Les constructeurs ont aussi fait évoluer leurs contrats de location. À l’instar de Renault qui a fait le premier le choix de rester propriétaire de sa batterie et d’en fixer un loyer distinct, ce qui garantit une qualité de fonctionnement quel que soit l’âge du véhicule.
D’autres constructeurs, dont Citroën, ont procédé de façon similaire. Le client peut soit acheter le châssis au comptant, soit le financer en crédit-bail ; il peut aussi décider de le louer en LLD. Quant à la batterie, il la loue en fonction de ses perspectives de détention et d’usage sur des durées et des kilométrages qui peuvent s’ajuster tout au long du contrat.
Les gammes se sont aussi élargies, y compris dans l’utilitaire où le Kangoo Z.E. bénéficiait jusqu’alors d’un beau monopole, avec l’arrivée du Berlingo et du Partner électriques chez PSA, et de l’e-NV 200 de Nissan. Et avec les véhicules particuliers, les offres se multiplient.
Mais l’une des clés de l’électrique, et pas seulement dans les entreprises, reste le déploiement des bornes de recharge publiques. Un enjeu crucial, tellement crucial que le gouvernement entend doubler les infrastructures ouvertes pour passer à 16 000 bornes d’ici 2016 contre 8 000 actuellement. Avec, on peut l’espérer à terme, un effet d’entraînement.
Pour sa part, le conseil régional d’Île-de-France a récemment débloqué une enveloppe pour installer sur son territoire quelque 40 000 bornes d’ici 2020. Chez les constructeurs, Nissan s’est associé à Auchan pour implanter 130 points de recharge rapide sur les parkings de l’enseigne. Des bornes compatibles avec 98 % des modèles électriques. Vinci Park pour sa part va équiper une partie de ses parkings avec les bornes installées par Sodetrel, la filiale spécialisée d’EDF.
Tous les opérateurs de bornes (Sodetrel, Legrand, Schneider Electric, Spie, etc.) admettent que les entreprises se posent de nombreuses questions sur les technologies disponibles. Avant de débloquer des investissements dans la mobilité électrique, elles veulent avoir l’assurance que leurs véhicules pourront se recharger sur n’importe quelle borne, même si, comme le rappelle EDF, seules 5 % des recharges sont réalisées sur des bornes publiques.

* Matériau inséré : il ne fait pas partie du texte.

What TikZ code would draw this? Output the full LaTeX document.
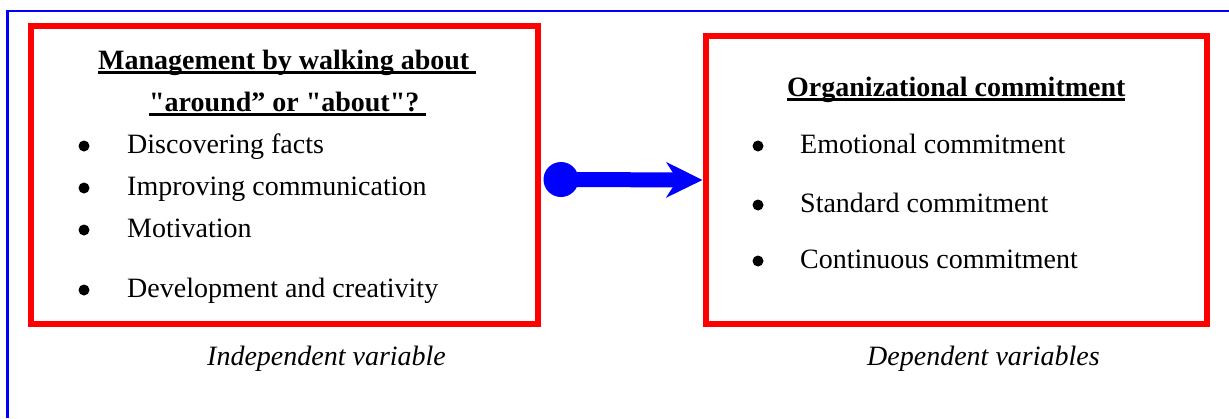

La grande question de la recharge publique
Les opérateurs travaillent donc, le plus souvent, sur des systèmes de supervision intégrant toutes les nouvelles bornes, quelles que soient les marques. Les acteurs de la mobilité électrique œuvrent aussi à un badge de recharge unique ; les constructeurs quant à eux généralisent la fourniture de câbles et de prises pour que les véhicules puissent se brancher partout en mode de charge dite normale.
Du côté des loueurs longue durée, la stratégie consiste aussi à se rapprocher des installateurs de bornes afin de faciliter les démarches des clients. Outre Alphabet qui collabore avec Schneider Electric, ALD Automotive va prochainement annoncer un partenariat avec Spie et Sodetrel. Rendez-vous en 2015 pour un bilan plus prometteur ?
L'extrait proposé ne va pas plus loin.